### Exercise
Take the line containing "Write a Python", the line containing "33.5, 32.0, 40.0]", and all lines between them, and transcribe them exactly. Leave out pictures.

[Excerpt from a dataset]
--------------------------------
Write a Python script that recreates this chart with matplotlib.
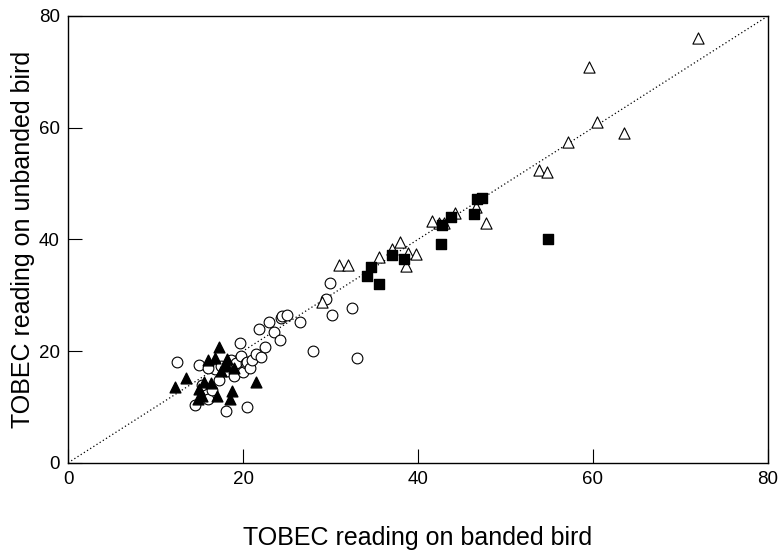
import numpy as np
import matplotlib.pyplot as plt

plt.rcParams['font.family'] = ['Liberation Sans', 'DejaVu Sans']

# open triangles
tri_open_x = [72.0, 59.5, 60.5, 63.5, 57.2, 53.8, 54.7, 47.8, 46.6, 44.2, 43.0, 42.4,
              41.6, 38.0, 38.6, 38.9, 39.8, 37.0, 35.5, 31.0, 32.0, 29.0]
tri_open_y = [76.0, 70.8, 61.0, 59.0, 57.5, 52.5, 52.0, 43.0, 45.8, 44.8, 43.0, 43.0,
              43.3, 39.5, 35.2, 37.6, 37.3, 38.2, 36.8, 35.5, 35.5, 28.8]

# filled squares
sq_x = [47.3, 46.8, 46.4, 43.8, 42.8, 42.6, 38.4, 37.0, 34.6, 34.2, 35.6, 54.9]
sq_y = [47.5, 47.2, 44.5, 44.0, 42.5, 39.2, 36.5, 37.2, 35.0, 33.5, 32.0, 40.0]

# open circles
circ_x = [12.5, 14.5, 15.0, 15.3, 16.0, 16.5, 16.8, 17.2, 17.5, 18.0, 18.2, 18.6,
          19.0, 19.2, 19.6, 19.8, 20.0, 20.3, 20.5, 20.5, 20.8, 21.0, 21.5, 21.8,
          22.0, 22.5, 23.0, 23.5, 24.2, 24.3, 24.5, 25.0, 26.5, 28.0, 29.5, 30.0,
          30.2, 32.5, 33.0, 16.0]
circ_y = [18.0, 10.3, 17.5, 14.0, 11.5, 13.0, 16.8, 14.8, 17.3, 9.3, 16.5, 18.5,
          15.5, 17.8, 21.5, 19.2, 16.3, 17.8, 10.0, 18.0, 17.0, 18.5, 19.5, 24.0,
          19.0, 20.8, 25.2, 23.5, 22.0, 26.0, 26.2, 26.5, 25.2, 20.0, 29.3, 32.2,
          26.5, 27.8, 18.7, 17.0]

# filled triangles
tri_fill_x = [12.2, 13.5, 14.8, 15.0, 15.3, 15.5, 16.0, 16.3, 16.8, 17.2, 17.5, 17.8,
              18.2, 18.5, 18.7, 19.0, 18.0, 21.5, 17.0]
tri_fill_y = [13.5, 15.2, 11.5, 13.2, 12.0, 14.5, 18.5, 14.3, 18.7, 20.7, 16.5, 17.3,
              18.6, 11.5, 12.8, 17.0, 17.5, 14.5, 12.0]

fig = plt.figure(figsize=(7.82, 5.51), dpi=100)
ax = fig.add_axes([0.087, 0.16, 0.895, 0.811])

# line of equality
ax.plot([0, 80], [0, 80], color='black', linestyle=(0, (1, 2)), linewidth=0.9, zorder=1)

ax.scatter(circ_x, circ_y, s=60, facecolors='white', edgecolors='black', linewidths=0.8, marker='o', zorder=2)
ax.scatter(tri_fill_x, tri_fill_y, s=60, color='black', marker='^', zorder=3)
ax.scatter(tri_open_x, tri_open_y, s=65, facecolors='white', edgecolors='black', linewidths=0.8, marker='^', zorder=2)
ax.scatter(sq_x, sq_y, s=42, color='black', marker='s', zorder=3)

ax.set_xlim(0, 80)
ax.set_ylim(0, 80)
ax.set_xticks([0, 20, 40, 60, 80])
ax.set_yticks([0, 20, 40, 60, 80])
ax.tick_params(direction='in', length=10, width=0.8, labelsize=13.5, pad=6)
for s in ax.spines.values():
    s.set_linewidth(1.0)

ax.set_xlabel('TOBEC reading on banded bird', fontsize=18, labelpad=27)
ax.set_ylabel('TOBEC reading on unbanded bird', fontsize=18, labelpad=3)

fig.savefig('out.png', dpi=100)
--------------------------------
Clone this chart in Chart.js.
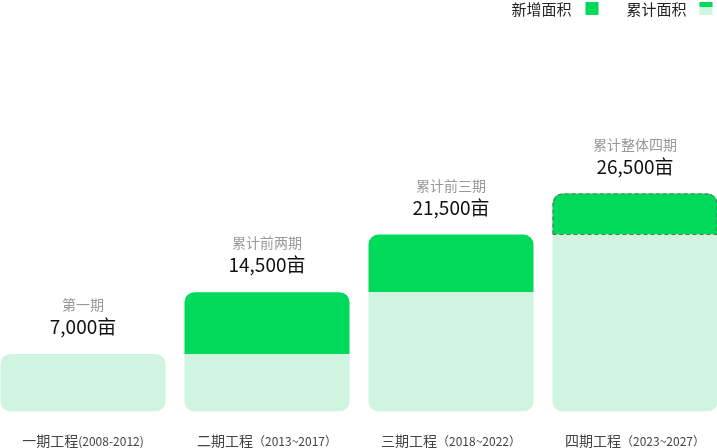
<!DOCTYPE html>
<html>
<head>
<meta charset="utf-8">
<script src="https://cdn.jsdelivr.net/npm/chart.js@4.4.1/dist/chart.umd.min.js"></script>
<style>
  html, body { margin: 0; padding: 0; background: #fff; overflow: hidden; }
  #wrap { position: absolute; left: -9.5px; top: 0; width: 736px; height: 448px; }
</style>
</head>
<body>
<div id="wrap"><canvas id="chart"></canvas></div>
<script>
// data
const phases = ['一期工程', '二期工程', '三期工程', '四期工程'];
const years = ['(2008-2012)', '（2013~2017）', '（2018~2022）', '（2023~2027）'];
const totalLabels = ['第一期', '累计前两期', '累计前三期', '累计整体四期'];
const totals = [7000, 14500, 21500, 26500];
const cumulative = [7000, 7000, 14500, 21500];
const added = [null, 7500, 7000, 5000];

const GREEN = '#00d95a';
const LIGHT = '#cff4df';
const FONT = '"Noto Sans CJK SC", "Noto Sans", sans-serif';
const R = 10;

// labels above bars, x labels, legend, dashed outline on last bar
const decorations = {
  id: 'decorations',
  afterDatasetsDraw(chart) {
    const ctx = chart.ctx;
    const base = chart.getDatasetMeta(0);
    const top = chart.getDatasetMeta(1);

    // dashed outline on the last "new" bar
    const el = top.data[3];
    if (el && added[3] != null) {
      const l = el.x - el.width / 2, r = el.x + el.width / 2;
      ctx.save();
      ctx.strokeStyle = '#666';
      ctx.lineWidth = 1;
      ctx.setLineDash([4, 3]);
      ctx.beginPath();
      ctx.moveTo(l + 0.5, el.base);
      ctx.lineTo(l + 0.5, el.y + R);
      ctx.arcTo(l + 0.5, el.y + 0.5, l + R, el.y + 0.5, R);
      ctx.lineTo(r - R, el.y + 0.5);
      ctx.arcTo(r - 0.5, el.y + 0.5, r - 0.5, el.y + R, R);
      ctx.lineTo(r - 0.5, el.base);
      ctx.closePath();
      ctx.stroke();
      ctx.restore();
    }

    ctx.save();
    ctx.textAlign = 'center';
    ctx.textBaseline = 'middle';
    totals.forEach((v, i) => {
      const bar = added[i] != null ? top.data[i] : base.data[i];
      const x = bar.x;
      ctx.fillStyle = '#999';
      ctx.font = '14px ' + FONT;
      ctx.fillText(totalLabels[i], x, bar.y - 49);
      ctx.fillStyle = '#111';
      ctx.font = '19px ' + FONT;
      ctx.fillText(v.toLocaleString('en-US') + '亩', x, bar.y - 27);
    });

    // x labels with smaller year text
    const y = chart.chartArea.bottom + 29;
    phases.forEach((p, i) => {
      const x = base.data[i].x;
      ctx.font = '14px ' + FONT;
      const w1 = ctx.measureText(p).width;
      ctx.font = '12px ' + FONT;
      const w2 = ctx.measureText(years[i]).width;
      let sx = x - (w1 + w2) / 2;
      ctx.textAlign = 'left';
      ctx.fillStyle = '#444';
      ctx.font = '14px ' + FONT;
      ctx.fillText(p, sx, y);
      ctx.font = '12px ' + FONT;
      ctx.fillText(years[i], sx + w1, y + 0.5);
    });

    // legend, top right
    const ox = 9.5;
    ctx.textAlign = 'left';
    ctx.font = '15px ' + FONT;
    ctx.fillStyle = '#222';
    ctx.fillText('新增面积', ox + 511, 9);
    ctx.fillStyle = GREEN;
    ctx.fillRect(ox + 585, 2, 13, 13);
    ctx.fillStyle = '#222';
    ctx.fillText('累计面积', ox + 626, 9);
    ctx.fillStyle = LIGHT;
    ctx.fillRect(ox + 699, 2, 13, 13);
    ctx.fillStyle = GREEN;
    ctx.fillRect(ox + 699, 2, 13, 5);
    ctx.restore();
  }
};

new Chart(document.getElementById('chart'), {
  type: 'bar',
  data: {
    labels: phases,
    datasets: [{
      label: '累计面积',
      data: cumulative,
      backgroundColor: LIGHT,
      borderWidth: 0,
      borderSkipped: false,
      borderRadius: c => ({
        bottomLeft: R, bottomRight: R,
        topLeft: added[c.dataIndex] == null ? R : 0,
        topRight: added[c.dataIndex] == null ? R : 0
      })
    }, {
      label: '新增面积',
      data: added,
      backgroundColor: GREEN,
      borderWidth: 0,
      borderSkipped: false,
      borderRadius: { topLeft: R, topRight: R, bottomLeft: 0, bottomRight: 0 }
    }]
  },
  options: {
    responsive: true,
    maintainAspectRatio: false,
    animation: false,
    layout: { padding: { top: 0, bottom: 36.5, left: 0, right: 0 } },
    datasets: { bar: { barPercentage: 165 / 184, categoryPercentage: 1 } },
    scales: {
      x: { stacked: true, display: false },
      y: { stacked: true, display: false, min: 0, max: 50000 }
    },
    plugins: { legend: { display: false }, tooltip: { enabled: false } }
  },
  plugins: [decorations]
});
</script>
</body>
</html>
--------------------------------
### Solution to this exercise
Write a Python script that recreates this chart with matplotlib.
import numpy as np
import matplotlib.pyplot as plt

plt.rcParams['font.family'] = ['Liberation Sans', 'DejaVu Sans']

# open triangles
tri_open_x = [72.0, 59.5, 60.5, 63.5, 57.2, 53.8, 54.7, 47.8, 46.6, 44.2, 43.0, 42.4,
              41.6, 38.0, 38.6, 38.9, 39.8, 37.0, 35.5, 31.0, 32.0, 29.0]
tri_open_y = [76.0, 70.8, 61.0, 59.0, 57.5, 52.5, 52.0, 43.0, 45.8, 44.8, 43.0, 43.0,
              43.3, 39.5, 35.2, 37.6, 37.3, 38.2, 36.8, 35.5, 35.5, 28.8]

# filled squares
sq_x = [47.3, 46.8, 46.4, 43.8, 42.8, 42.6, 38.4, 37.0, 34.6, 34.2, 35.6, 54.9]
sq_y = [47.5, 47.2, 44.5, 44.0, 42.5, 39.2, 36.5, 37.2, 35.0, 33.5, 32.0, 40.0]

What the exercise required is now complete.